Case Studies

Delivering customer success since 1981

Technologies Used

HTML Agility Pack
C#
GATE
Lucene Tokenizer
TensorFlow
JAVA
JAPE
PERL

Project highlights

Daily robotic scans of deep websites
Harvest content across multiple formats---PDF, HTML, Word, RTF, XML, XLS

“DCL developed a series of best practices for web crawling and harvesting technologies, achieving fully automated processing against a wide range of diverse, complex and often poorly structured websites.

Our methodology has been iteratively refined to accommodate the ever-changing landscape of internet content and facilitate a model of continuous improvement.”

-Mark Gross, President, DCL

Global Financial Institution

Data Harvesting and AI Transformations

Keywords: web scraping, data harvesting, Artificial Intelligence, HTML, RTF, DOCX, TXT, XML

Background

Vast amounts of business-critical information appear only on public websites that are constantly updated to present both new and modified content. While the information on many of these websites is extremely valuable, no standards exist today for the way content is organized, presented and formatted, or for how individual websites are constructed or accessed. This creates a significant challenge for companies that require data sourced from these websites in a timely manner, which they need downloaded and structured to support business practices and downstream systems.

A major financial institution selected DCL to accurately track financial compliance requirements across hundreds of jurisdictions.

Solution

DCL analyzes and harvests content and data from more than 200 targeted websites.
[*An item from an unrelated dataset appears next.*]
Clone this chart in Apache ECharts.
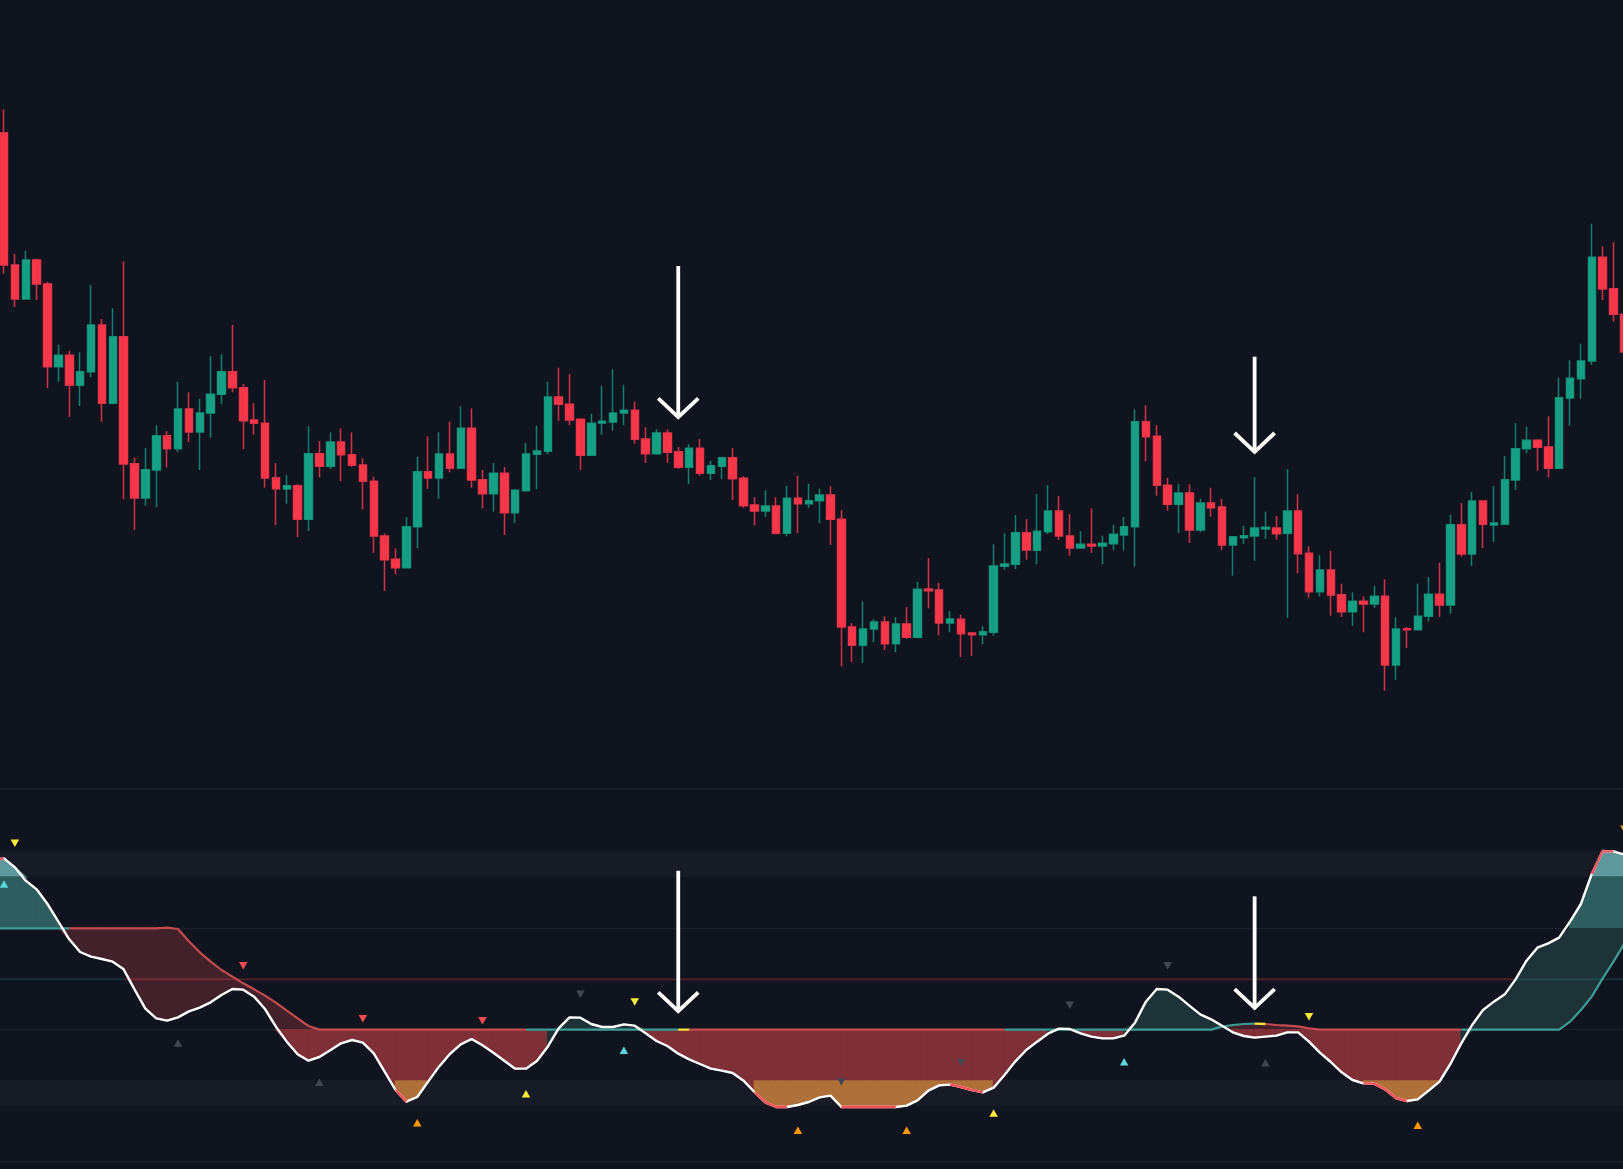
<!DOCTYPE html>
<html>
<head>
<meta charset="utf-8">
<style>html,body{margin:0;padding:0;background:#10141f;overflow:hidden}#c{position:absolute;left:-40px;top:0;width:1703px;height:1169px}</style>
<script src="https://cdn.jsdelivr.net/npm/echarts@6/dist/echarts.min.js"></script>
</head>
<body>
<div id="c"></div>
<script>
// Candles (price units: the pane is scaled 0..788)
const opens = [655.3,523,489,528,504,421.3,432.7,402.7,416.3,463,384.7,451.3,324.3,290,318,352.3,339.3,379,356,375,393.7,416.3,400.3,368,364.7,310.3,299,302.3,268.7,334.3,321.7,346,333.3,323,306.7,252,228.7,220.3,261.3,316.3,310,334,319.7,359.7,308.3,294.3,314.7,275.3,297.3,333.7,336.7,391,383.7,368.7,332.7,365,366,375,377.7,349,334.3,355,336.3,320.7,339.7,314.7,321.7,330.3,309.7,283,277,282,254.7,289.7,284.3,287.3,293,268.7,161,142.7,159,166,144.3,164,150.7,199,198,165,168.7,155,153.3,155.7,221.7,223.7,255.3,237.7,256.3,277,252,240,243.7,242,244.3,253,261.3,366.3,351.7,302.7,283.7,295,258,285,281,243,250.3,252,259,260,254.7,277,234.7,196.3,218,193.3,176.3,186.7,184,191.7,123,159.3,158.3,171.7,193.7,183,263.3,234,287,263,263.7,308,339.3,347.7,341,319.7,390,409.3,427,530.7,499.3,473.7];
const closes = [523,489,528,504,421.3,432.7,402.7,416.3,463,384.7,451.3,324,290,318.3,352.3,339.3,379,356,375,393.7,416.3,400.3,367.3,364.7,310,299.3,302.3,268.7,334.3,321.7,346,333.3,322.7,306.7,252,228.3,220.3,261.3,316.3,310,334,319.7,359.7,308,294.3,314.7,275.3,297.7,334,337,391,383.7,368,332.7,364.7,366.7,375,377.7,348.7,334.3,355,335.7,320.7,339.7,314.7,322.3,330.3,309.3,282.3,277,282,254.7,289.7,284.3,287.3,293,268.7,161,142.7,159,166,144.3,164,150.7,198.7,197.3,165,169,154.3,153.3,156.3,222,224,255.3,238,256.7,277,252,240,243.7,242,244.7,253.7,261.3,366.3,351.3,302.7,283.7,295,258,285,280.3,243,251.3,252.3,260,260.7,254.3,277,234.3,196.3,218,193,176.3,186.7,184,191.7,123,159,158.3,171.7,193.7,183,263.3,234,287,263.7,265,308.3,339.3,347.7,340.7,319.7,390.3,409.7,427,530.7,499,473.7,436];
const highs = [678.7,534,537.3,529.3,506.3,443.3,437.3,435.7,503.3,469,479.7,526.7,330.3,340,362.7,356.7,406.3,395.7,389.3,431.7,433.7,463,404,384.7,408,324.7,312.7,303.7,361.7,347,355.7,359.7,355.7,329.7,311.3,254.7,239.7,271,331.3,351.7,355.7,366.3,381.7,379.7,318,325,321,298.7,345,362.3,406.3,420.3,414,368.7,374.3,402,418.7,403,386.3,360.7,358.7,358.7,341,344,349,327,331.3,340,311.7,290.7,297.7,290.7,302.3,312.3,304.3,299.3,301.7,278,164.7,186.7,169,171.7,170.7,180.7,206.3,230,205.3,176.7,173.3,155.7,161.7,243.7,254.7,273,268.7,294,302.7,292,274,256.7,279.7,252.3,263.3,271,378.7,382.7,362.7,310.3,304.3,303.7,289,300.3,289,251.7,262.3,311,276.3,272,318.7,293.7,241.7,232.7,237.3,204.3,195.7,191.7,202,208.7,170.7,161,204.3,211,225.3,273.3,284.7,296,287.3,302,332,364.7,361.3,348.7,371.7,410.3,427.7,444.3,564.3,541.7,545.7,485];
const lows = [514.3,481,489,488,399.7,406.3,371.3,382,410.7,366.3,383.7,288.7,258,282.3,280.7,320.7,335.7,346,318,350.3,383.7,395.7,338.7,353.3,300.3,263,284.3,251,257,310.7,319,306.7,321.3,278.7,235.3,197,213.7,220.3,239.7,299.3,289.3,315.7,319.7,300.3,279.7,276.3,253,264.7,297.3,298.7,333.7,367.3,362.7,318,332.7,353.3,357.3,362.7,344.3,325,333.3,325.3,319.3,304,312.3,308,309,288,280.3,262.7,271.3,254,251.7,255,279.7,264.7,243.3,121.7,126,125,145.7,138,135.7,149.3,150.7,179.7,152.7,155.7,131,132,143.7,152.3,218.3,219,228.3,223.7,254,248,232.3,240,235.3,223.7,238,237.7,221.3,326.7,292.3,277.3,255,245,255.7,271.3,237.7,212.3,244,227.3,249,248.3,170.3,214.7,190.3,191.7,172.3,171,162.3,155.7,180.3,97.3,108,140,158.3,166.7,171.3,174.3,231.3,222.3,240,246,263.7,298,334.7,317.3,310.7,319.7,362.3,389.3,423.3,488,466.3,436];

// Oscillator (one point before the first candle is needed to reach the left edge)
const white = [927,932,905,865,839,795,742,689,651,637,630,622,599,539,481,452,445,455,473,484,500,522,540,538,517,480,427,382,344,325,336,356,377,387,379,347,292,237,202,216,262,307,345,374,390,371,349,325,301,301,324,367,422,455,454,435,426,426,434,430,407,384,369,346,329,315,301,295,288,265,231,200,186,186,192,201,215,220,186,186,186,186,186,186,190,206,235,251,253,246,237,230,244,282,323,357,382,406,421,420,407,397,392,392,400,439,502,540,538,517,490,464,449,430,410,399,394,397,400,410,410,382,349,321,290,267,257,256,239,213,204,209,235,262,315,377,432,477,502,524,569,625,664,677,694,742,795,885,953,953,943];
const signal = [
722,722,722,722,722,722,722,722,722,722,
722,722,722,722,722,722,724,720,683,650,
622,597,577,557,539,520,499,475,452,429,
418,418,418,418,418,418,418,418,418,418,
418,418,418,418,418,418,418,418,418,418,
418,418,418,418,418,418,418,418,418,418,
418,418,418,418,418,418,418,418,418,418,
418,418,418,418,418,418,418,418,418,418,
418,418,418,418,418,418,418,418,418,418,
418,418,418,418,418,418,418,418,418,418,
418,418,418,418,418,418,418,418,418,418,
418,418,418,427,432,435,436,435,432,430,
428,422,418,418,418,418,418,418,418,418,
418,418,418,418,418,418,418,418,418,418,
418,418,418,418,418,442,477,517,572,622,
677];
const midLevel = 569, upperLevel = 721, baseLevel = 418, floorLevel = 264;
const upperBand = [876, 954], lowerBand = [189, 267];

// Ranges are in candle numbers
const sigTeal = [[-1,6],[48,62],[92,115],[134,149]];
const sigRed = [[6,48],[63,92],[116,134]];
const sigYellow = [[62,63],[115,116]];
const hotRanges = [[-1,0],[36,37],[69,72],[77,82],[87,90],[125,129],[146,148]];
const midTeal = [[-1,11],[139,149]];
const midRed = [[11,139]];

// Markers: [candle number, oscillator value]
const downYellow = [[1,977],[58,501],[120,457]];
const upCyan = [[0,855],[57,356],[103,322]];
const downRed = [[22,610],[33,451],[44,445]];
const upGrey = [[16,378],[29,260],[116,319]];
const downGrey = [[53,524],[77,261],[88,319],[98,491],[107,610]];
const upOrange = [[38,139],[73,116],[83,116],[130,131]];
const upYellow = [[48,226],[91,168]];
const downOrange = [[149,1019]];
// Arrows: [candle number, shaft top, tip]
const priceArrows = [[62,522,370.3],[115,431.3,335.7]];
const oscArrows = [[62,895,472],[115,818,482]];

const LEAD = 1, STEP = 10.875, OFFSET = 40;
const categories = white.map((_, i) => String(i - LEAD));
const blank = ['-','-','-','-'];
const wickBars = [blank].concat(opens.map((o,i)=>[o,closes[i],lows[i],highs[i]]));
const bodyBars = [blank].concat(opens.map((o,i)=>[o,closes[i],Math.min(o,closes[i]),Math.max(o,closes[i])]));

function pick(arr, ranges){
  return arr.map((v,i)=>ranges.some(r=>i-LEAD>=r[0]&&i-LEAD<=r[1])?v:null);
}
function clipPoly(poly, lo, hi){
  function cut(p, keep, edge){
    const out=[];
    for(let i=0;i<p.length;i++){
      const a=p[i], b=p[(i+1)%p.length], ka=keep(a[1]), kb=keep(b[1]);
      if(ka) out.push(a);
      if(ka!==kb){const t=(edge-a[1])/(b[1]-a[1]);out.push([a[0]+t*(b[0]-a[0]),edge]);}
    }
    return out;
  }
  let r=poly;
  if(lo!==null) r=cut(r,v=>v>=lo,lo);
  if(r.length&&hi!==null) r=cut(r,v=>v<=hi,hi);
  return r;
}
const C = {tl:'#5f989b',tm:'#2e5d5f',td:'#1e3338',rd:'#43212a',rm:'#7f2f36',or:'#b07039'};
function tealParts(p){return [[p,upperBand[0],null,C.tl],[p,upperLevel,upperBand[0],C.tm],[p,null,upperLevel,C.td]];}
function redParts(p,both){
  const out=[[p,baseLevel,null,C.rd]];
  if(both){out.push([p,floorLevel,baseLevel,C.rm]);out.push([p,null,floorLevel,C.or]);}
  else out.push([p,null,baseLevel,C.rm]);
  return out;
}
function renderFill(params, api){
  const i=api.value(0);
  if(i>=white.length-1) return;
  const w0=white[i],w1=white[i+1],s0=signal[i],s1=signal[i+1],a=i,b=i+1;
  let parts=[];
  const d0=w0-s0,d1=w1-s1;
  const quad=[[a,w0],[b,w1],[b,s1],[a,s0]];
  const both=w0<floorLevel&&w1<floorLevel;
  if(d1>0){
    if(d0>=0) parts=tealParts(quad);
    else{const t=d0/(d0-d1),x=a+t,y=w0+t*(w1-w0);
      parts=tealParts([[a,w0],[x,y],[a,s0]]).concat(tealParts([[x,y],[b,w1],[b,s1]]));}
  }else{
    if(d0>0){const t=d0/(d0-d1),x=a+t,y=w0+t*(w1-w0);
      parts=tealParts([[a,w0],[x,y],[a,s0]]).concat(redParts([[x,y],[b,w1],[b,s1]],both));}
    else parts=redParts(quad,both);
  }
  const children=[];
  parts.forEach(p=>{
    const c=clipPoly(p[0],p[1],p[2]);
    if(c.length>2){
      children.push({type:'polygon',shape:{points:c.map(q=>api.coord([q[0],q[1]]))},
        style:{fill:p[3],stroke:p[3],lineWidth:1.5,opacity:1}});
    }
  });
  return {type:'group',children};
}
function renderArrow(params, api){
  const top=api.coord([api.value(0),api.value(1)]);
  const tip=api.coord([api.value(0),api.value(2)]);
  const st={stroke:'#ffffff',lineWidth:3.8,fill:'none'};
  return {type:'group',children:[
    {type:'line',shape:{x1:top[0],y1:top[1],x2:tip[0],y2:tip[1]-1},style:st},
    {type:'polyline',shape:{points:[[tip[0]-20,tip[1]-19.3],[tip[0],tip[1]-0.5],[tip[0]+20,tip[1]-19.3]]},style:Object.assign({lineJoin:'miter'},st)}
  ]};
}
function lineSeries(data,color,width,z){
  return {type:'line',xAxisIndex:1,yAxisIndex:1,data,showSymbol:false,symbol:'none',silent:true,z,
    lineStyle:{color,width,cap:'butt'},connectNulls:false};
}
function marks(pts,color,rot){
  return {type:'scatter',xAxisIndex:1,yAxisIndex:1,symbol:'triangle',symbolSize:[8.5,7.5],symbolRotate:rot,silent:true,z:6,
    itemStyle:{color,opacity:1},data:pts.map(p=>[p[0]+LEAD,p[1]])};
}
const wickStyle={color0:'#d0304a',color:'#0f7f6e',borderColor0:'#d0304a',borderColor:'#0f7f6e',borderColorDoji:'#0f7f6e',borderWidth:1.5};
const bodyStyle={color0:'#f63649',color:'#15a083',borderColor0:'#f63649',borderColor:'#15a083',borderColorDoji:'#15a083',borderWidth:0.5};
const midSeries=lineSeries(white.map(()=>midLevel),'rgba(0,0,0,0)',0,0);
midSeries.markLine={silent:true,symbol:'none',z:0,label:{show:false},animation:false,
  lineStyle:{color:'#1b202b',width:1,type:'solid'},data:[{yAxis:upperLevel},{yAxis:baseLevel}]};
midSeries.markArea={silent:true,z:0,animation:false,itemStyle:{color:'#161b26'},label:{show:false},
  data:[[{yAxis:upperBand[0]},{yAxis:upperBand[1]}],[{yAxis:lowerBand[0]},{yAxis:lowerBand[1]}]]};

const chart=echarts.init(document.getElementById('c'),null,{renderer:'canvas'});
const gridLeft=OFFSET+4-(LEAD+0.5)*STEP, gridWidth=categories.length*STEP;
chart.setOption({
  animation:false,
  backgroundColor:'#10141f',
  tooltip:{show:false},
  grid:[
    {left:gridLeft,width:gridWidth,top:0,height:788,show:false},
    {left:gridLeft,width:gridWidth,top:789,height:373,show:true,borderWidth:1,borderColor:'#242935',backgroundColor:'transparent'}
  ],
  xAxis:[
    {type:'category',gridIndex:0,data:categories,show:false},
    {type:'category',gridIndex:1,data:categories,show:false}
  ],
  yAxis:[
    {type:'value',gridIndex:0,min:0,max:788,show:false,splitLine:{show:false}},
    {type:'value',gridIndex:1,min:21,max:1140,show:false,splitLine:{show:false}}
  ],
  series:[
    {type:'candlestick',xAxisIndex:0,yAxisIndex:0,data:wickBars,barWidth:8,silent:true,itemStyle:wickStyle,z:2},
    {type:'candlestick',xAxisIndex:0,yAxisIndex:0,data:bodyBars,barWidth:8,silent:true,itemStyle:bodyStyle,z:3},
    {type:'custom',xAxisIndex:0,yAxisIndex:0,renderItem:renderArrow,data:priceArrows.map(a=>[a[0]+LEAD,a[1],a[2]]),encode:{x:0,y:[1,2]},silent:true,z:7,clip:false},
    midSeries,
    {type:'custom',xAxisIndex:1,yAxisIndex:1,renderItem:renderFill,data:white.map((_,i)=>[i]),encode:{x:0},silent:true,z:1,clip:true},
    lineSeries(pick(white.map(()=>midLevel),midTeal),'rgba(38,166,154,0.2)',2,2),
    lineSeries(pick(white.map(()=>midLevel),midRed),'rgba(242,70,80,0.25)',2,2),
    lineSeries(pick(signal,sigTeal),'#3d9b94',2.2,3),
    lineSeries(pick(signal,sigRed),'#c44b50',2.2,3),
    lineSeries(pick(signal,sigYellow),'#f5e33a',2.4,3),
    lineSeries(white,'#ffffff',2.4,4),
    lineSeries(pick(white,hotRanges),'#f6525c',2.4,5),
    marks(downYellow,'#ffeb3b',180),marks(upCyan,'#5ad6dc',0),marks(downRed,'#f44c50',180),
    marks(upGrey,'#434651',0),marks(downGrey,'#434651',180),marks(upOrange,'#ff9800',0),
    marks(upYellow,'#ffeb3b',0),marks(downOrange,'#ff9800',180),
    {type:'custom',xAxisIndex:1,yAxisIndex:1,renderItem:renderArrow,data:oscArrows.map(a=>[a[0]+LEAD,a[1],a[2]]),encode:{x:0,y:[1,2]},silent:true,z:7,clip:false}
  ]
});
</script>
</body>
</html>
On a daily basis content is cleaned up, harmonized, and transformed to the customer’s XML schema. DCL employs GATE, Lucene Tokenizer, TensorFlow and rules-based software to decompose unstructured content, auto-style text, and annotate reference citations. Daily XML feeds are delivered to the client with new or changed content highlighted.

Results

Our client, a major financial institution, now has a growing repository of structured legal documents with daily highlights of updated content. The data are primed for ingestion in downstream systems, which streamlines compliance processes. The system provides a level of risk avoidance previously unattainable.